Buchanan was strongly influenced by both the neoliberalism of Friedrich Hayek and Ludwig von Mises, and the property supremacism of John C Calhoun, who argued in the first half of the 19th century that freedom consists of the absolute right to use your property (including your slaves) however you may wish; any institution that impinges on this right is an agent of oppression, exploiting men of property on behalf of the undeserving masses.

James Buchanan brought these influences together to create what he called public choice theory. He argued that a society could not be considered free unless every citizen has the right to veto its decisions. What he meant by this was that no one should be taxed against their will. But the rich were being exploited by people who use their votes to demand money that others have earned, through involuntary taxes to support public spending and welfare. Allowing workers to form trade unions and imposing graduated income taxes were forms of "differential or discriminatory legislation" against the owners of capital.

Any clash between "freedom" (allowing the rich to do as they wish) and democracy should be resolved in favour of freedom. In his book The Limits of Liberty, he noted that "despotism may be the only organisational alternative to the political structure that we observe." Despotism in defence of freedom."

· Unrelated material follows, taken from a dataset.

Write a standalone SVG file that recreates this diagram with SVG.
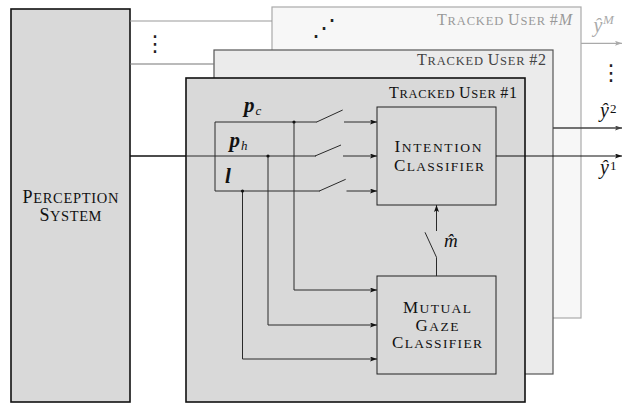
<svg xmlns="http://www.w3.org/2000/svg" width="627" height="405" viewBox="0 0 627 405">
  <style>
    .sc { font-family: "Liberation Serif", "Times New Roman", serif; }
    .math { font-family: "Liberation Serif", "Times New Roman", serif; font-style: italic; }
    .bm { font-family: "Liberation Serif", "Times New Roman", serif; font-style: italic; font-weight: bold; }
    .dots { font-family: "DejaVu Sans", sans-serif; fill: #222; text-anchor: middle; }
    .wire { fill: none; stroke: #2a2a2a; stroke-width: 1; }
    .dot { fill: #111; }
  </style>
  <defs>
    <marker id="ah-k" viewBox="0 0 7 5" refX="7" refY="2.5" markerWidth="7" markerHeight="5" markerUnits="userSpaceOnUse" orient="auto">
      <path d="M0,0 L7,2.5 L0,5 L1.5,2.5 z" fill="#111"/>
    </marker>
    <marker id="ah-d" viewBox="0 0 7 5" refX="7" refY="2.5" markerWidth="7" markerHeight="5" markerUnits="userSpaceOnUse" orient="auto">
      <path d="M0,0 L7,2.5 L0,5 L1.5,2.5 z" fill="#444"/>
    </marker>
    <marker id="ah-l" viewBox="0 0 7 5" refX="7" refY="2.5" markerWidth="7" markerHeight="5" markerUnits="userSpaceOnUse" orient="auto">
      <path d="M0,0 L7,2.5 L0,5 L1.5,2.5 z" fill="#aaa"/>
    </marker>
  </defs>

  <!-- stacked per-user panels, back to front -->
  <g id="user-m">
    <rect x="272" y="7" width="309" height="311" fill="#f7f7f7" stroke="#aaa" stroke-width="1.2"/>
    <text class="sc" x="572" y="25" text-anchor="end" fill="#999" textLength="135" lengthAdjust="spacing"><tspan font-size="16">T</tspan><tspan font-size="12.5">RACKED </tspan><tspan font-size="16">U</tspan><tspan font-size="12.5">SER </tspan><tspan font-size="16">#</tspan><tspan font-size="16" font-style="italic">M</tspan></text>
    <text class="dots" x="324" y="36" font-size="24">⋰</text>
  </g>

  <g id="user-2">
    <rect x="214" y="50" width="339" height="324" fill="#ebebeb" stroke="#555" stroke-width="1.2"/>
    <text class="sc" x="546" y="65" text-anchor="end" fill="#444" textLength="129" lengthAdjust="spacing"><tspan font-size="16">T</tspan><tspan font-size="12.5">RACKED </tspan><tspan font-size="16">U</tspan><tspan font-size="12.5">SER </tspan><tspan font-size="16">#2</tspan></text>
  </g>

  <g id="user-1">
    <rect x="186" y="78" width="339" height="324" fill="#d9d9d9" stroke="#111" stroke-width="1.6"/>
    <text class="sc" x="517" y="98" text-anchor="end" fill="#111" textLength="128" lengthAdjust="spacing"><tspan font-size="16">T</tspan><tspan font-size="12.5">RACKED </tspan><tspan font-size="16">U</tspan><tspan font-size="12.5">SER </tspan><tspan font-size="16">#1</tspan></text>
  </g>

  <g id="perception">
    <rect x="11" y="9" width="119" height="393" fill="#d9d9d9" stroke="#111" stroke-width="1.6"/>
    <text class="sc" x="70.5" y="203" text-anchor="middle" fill="#111" textLength="96" lengthAdjust="spacing"><tspan font-size="18">P</tspan><tspan font-size="14.5">ERCEPTION</tspan></text>
    <text class="sc" x="70.5" y="221" text-anchor="middle" fill="#111" textLength="62" lengthAdjust="spacing"><tspan font-size="18">S</tspan><tspan font-size="14.5">YSTEM</tspan></text>
  </g>

  <g id="intention-classifier">
    <rect x="377" y="107" width="119" height="98" fill="#d9d9d9" stroke="#222" stroke-width="1"/>
    <text class="sc" x="438" y="152" text-anchor="middle" fill="#111" textLength="87" lengthAdjust="spacing"><tspan font-size="17">I</tspan><tspan font-size="13.5">NTENTION</tspan></text>
    <text class="sc" x="439" y="171" text-anchor="middle" fill="#111" textLength="90" lengthAdjust="spacing"><tspan font-size="17">C</tspan><tspan font-size="13.5">LASSIFIER</tspan></text>
  </g>

  <g id="mutual-gaze-classifier">
    <rect x="377" y="276" width="119" height="98" fill="#d9d9d9" stroke="#222" stroke-width="1"/>
    <text class="sc" x="437" y="313" text-anchor="middle" fill="#111" textLength="68" lengthAdjust="spacing"><tspan font-size="17">M</tspan><tspan font-size="13.5">UTUAL</tspan></text>
    <text class="sc" x="437" y="331" text-anchor="middle" fill="#111" textLength="43" lengthAdjust="spacing"><tspan font-size="17">G</tspan><tspan font-size="13.5">AZE</tspan></text>
    <text class="sc" x="437" y="348" text-anchor="middle" fill="#111" textLength="90" lengthAdjust="spacing"><tspan font-size="17">C</tspan><tspan font-size="13.5">LASSIFIER</tspan></text>
  </g>

  <g id="connectors">
    <!-- perception outputs to each tracked user -->
    <line x1="130" y1="21" x2="272" y2="21" stroke="#999" stroke-width="1.2"/>
    <line x1="130" y1="64" x2="214" y2="64" stroke="#777" stroke-width="1.2"/>
    <line x1="130" y1="156" x2="186" y2="156" stroke="#111" stroke-width="1.6"/>
    <text class="dots" x="155" y="51" font-size="22">⋮</text>

    <!-- feature split: p_c, p_h, l -->
    <polyline class="wire" points="317,122 215,122 215,191 320,191"/>
    <line class="wire" x1="186" y1="156" x2="316" y2="156"/>

    <!-- switches in front of the intention classifier -->
    <line class="wire" x1="316.7" y1="122" x2="342.7" y2="110"/>
    <line class="wire" x1="315" y1="156" x2="341" y2="145"/>
    <line class="wire" x1="319.3" y1="191" x2="345.7" y2="179.3"/>
    <line class="wire" x1="344" y1="122" x2="377" y2="122" marker-end="url(#ah-k)"/>
    <line class="wire" x1="343" y1="156" x2="377" y2="156" marker-end="url(#ah-k)"/>
    <line class="wire" x1="346.5" y1="191" x2="377" y2="191" marker-end="url(#ah-k)"/>

    <!-- branches into the mutual gaze classifier -->
    <polyline class="wire" points="294,122 294,290 377,290" marker-end="url(#ah-k)"/>
    <polyline class="wire" points="268,156 268,325 377,325" marker-end="url(#ah-k)"/>
    <polyline class="wire" points="242.5,191 242.5,359 377,359" marker-end="url(#ah-k)"/>
    <circle class="dot" cx="294" cy="122" r="1.6"/>
    <circle class="dot" cx="268" cy="156" r="1.6"/>
    <circle class="dot" cx="242.5" cy="191" r="1.6"/>

    <!-- gated mutual gaze estimate -->
    <polyline class="wire" points="436.5,276 436.5,257.3 425,232.3"/>
    <line class="wire" x1="436.5" y1="231" x2="436.5" y2="205" marker-end="url(#ah-k)"/>

    <!-- per-user outputs -->
    <line x1="581" y1="43.3" x2="622" y2="43.3" stroke="#aaa" stroke-width="1.2" marker-end="url(#ah-l)"/>
    <line x1="553" y1="128" x2="622" y2="128" stroke="#444" stroke-width="1.4" marker-end="url(#ah-d)"/>
    <line x1="496" y1="156" x2="622" y2="156" stroke="#111" stroke-width="1.2" marker-end="url(#ah-k)"/>
    <text class="dots" x="611" y="80" font-size="22">⋮</text>
  </g>

  <g id="labels">
    <text class="bm" x="244" y="112" font-size="21" fill="#111">p</text>
    <text class="math" x="255.5" y="115" font-size="13" fill="#111">c</text>
    <text class="bm" x="229.5" y="147" font-size="21" fill="#111">p</text>
    <text class="math" x="241" y="150" font-size="13" fill="#111">h</text>
    <text class="bm" x="225" y="183" font-size="21" fill="#111">l</text>

    <text class="math" x="444" y="246.5" font-size="19" fill="#111">m̂</text>

    <text class="math" x="593.5" y="32" font-size="20" fill="#aaa">ŷ</text>
    <text class="math" x="603" y="24" font-size="13" fill="#aaa">M</text>
    <text class="math" x="600" y="117" font-size="20" fill="#111">ŷ</text>
    <text x="610" y="113" font-family="Liberation Serif, serif" font-size="13" fill="#111">2</text>
    <text class="math" x="600" y="174" font-size="20" fill="#111">ŷ</text>
    <text x="610" y="170" font-family="Liberation Serif, serif" font-size="13" fill="#111">1</text>
  </g>
</svg>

To summarize, the 2017 tax cut and other unpopular federal government actions were "despotism in defence of freedom" in action. First Republicans gain power through illicit means including extreme gerrymandering and a lot of other anti-democratic tactics (which I'll discuss in future posts in this series). Then they pass laws that people don't want, but most definitely protect the "freedom" of corporations and billionaires to pay little if any taxes, destroy the environment, allow the public infrastructure they depend on to crumble and keep the real generators of profit, America's highly-productive workforce, in poverty.